» Exercise goal
Starting at the first line of the data, print each line verbatim up to and including the line bearing "bottom = [b", omitting pictures.

+--

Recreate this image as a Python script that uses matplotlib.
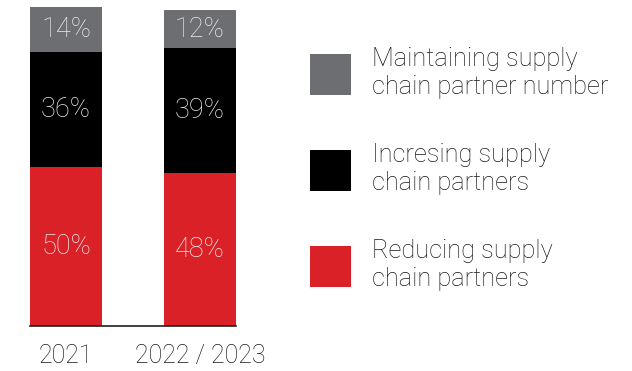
import matplotlib.pyplot as plt
from matplotlib.patches import Patch

plt.rcParams["font.family"] = ["Roboto", "DejaVu Sans"]
plt.rcParams["font.weight"] = "light"

years = ["2021", "2022 / 2023"]
reducing = [50, 48]
increasing = [36, 39]
maintaining = [14, 12]

series = [
    ("Reducing supply\nchain partners", reducing, "#da2128"),
    ("Incresing supply\nchain partners", increasing, "#000000"),
    ("Maintaining supply\nchain partner number", maintaining, "#6d6e71"),
]

W, H = 632, 371
fig = plt.figure(figsize=(W / 100, H / 100), dpi=100)
# axes box in pixel terms: x 30..236, baseline at y=326, 100% = 319 px
ax = fig.add_axes([30 / W, (H - 326) / H, 206 / W, 319 / H])

x = list(range(len(years)))
bottom = [0] * len(years)
for name, vals, color in series:
    bars = ax.bar(x, vals, width=0.535, bottom=bottom, color=color, label=name)
    for b, v, base in zip(bars, vals, bottom):
        ax.text(b.get_x() + b.get_width() / 2, base + v / 2, f"{v}%",
                ha="center", va="center", color="#ebebeb", fontsize=19.5)
    bottom = [b + v for b, v in zip(bottom, vals)]

ax.set_xlim(-0.27, 1.27)
ax.set_ylim(0, 100)
ax.set_yticks([])
ax.set_xticks(x)
ax.set_xticklabels(years, fontsize=18, color="#1a1a1a")
ax.tick_params(axis="x", length=0, pad=13)
for side in ["top", "right", "left"]:
    ax.spines[side].set_visible(False)
ax.spines["bottom"].set_color("#231f20")
ax.spines["bottom"].set_linewidth(1.2)

handles = [Patch(facecolor=c, label=n) for n, _, c in reversed(series)]
fig.legend(handles=handles, loc="center left",
           bbox_to_anchor=(287 / W, 1 - 169 / H),
           frameon=False, handlelength=1.6, handleheight=2.1,
           handletextpad=0.85, labelspacing=1.74, labelcolor="#1a1a1a",
           prop={"size": 18.3, "weight": "light"})

fig.savefig("out.png", dpi=100)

+--

» The result
Recreate this image as a Python script that uses matplotlib.
import matplotlib.pyplot as plt
from matplotlib.patches import Patch

plt.rcParams["font.family"] = ["Roboto", "DejaVu Sans"]
plt.rcParams["font.weight"] = "light"

years = ["2021", "2022 / 2023"]
reducing = [50, 48]
increasing = [36, 39]
maintaining = [14, 12]

series = [
    ("Reducing supply\nchain partners", reducing, "#da2128"),
    ("Incresing supply\nchain partners", increasing, "#000000"),
    ("Maintaining supply\nchain partner number", maintaining, "#6d6e71"),
]

W, H = 632, 371
fig = plt.figure(figsize=(W / 100, H / 100), dpi=100)
# axes box in pixel terms: x 30..236, baseline at y=326, 100% = 319 px
ax = fig.add_axes([30 / W, (H - 326) / H, 206 / W, 319 / H])

x = list(range(len(years)))
bottom = [0] * len(years)
for name, vals, color in series:
    bars = ax.bar(x, vals, width=0.535, bottom=bottom, color=color, label=name)
    for b, v, base in zip(bars, vals, bottom):
        ax.text(b.get_x() + b.get_width() / 2, base + v / 2, f"{v}%",
                ha="center", va="center", color="#ebebeb", fontsize=19.5)
    bottom = [b + v for b, v in zip(bottom, vals)]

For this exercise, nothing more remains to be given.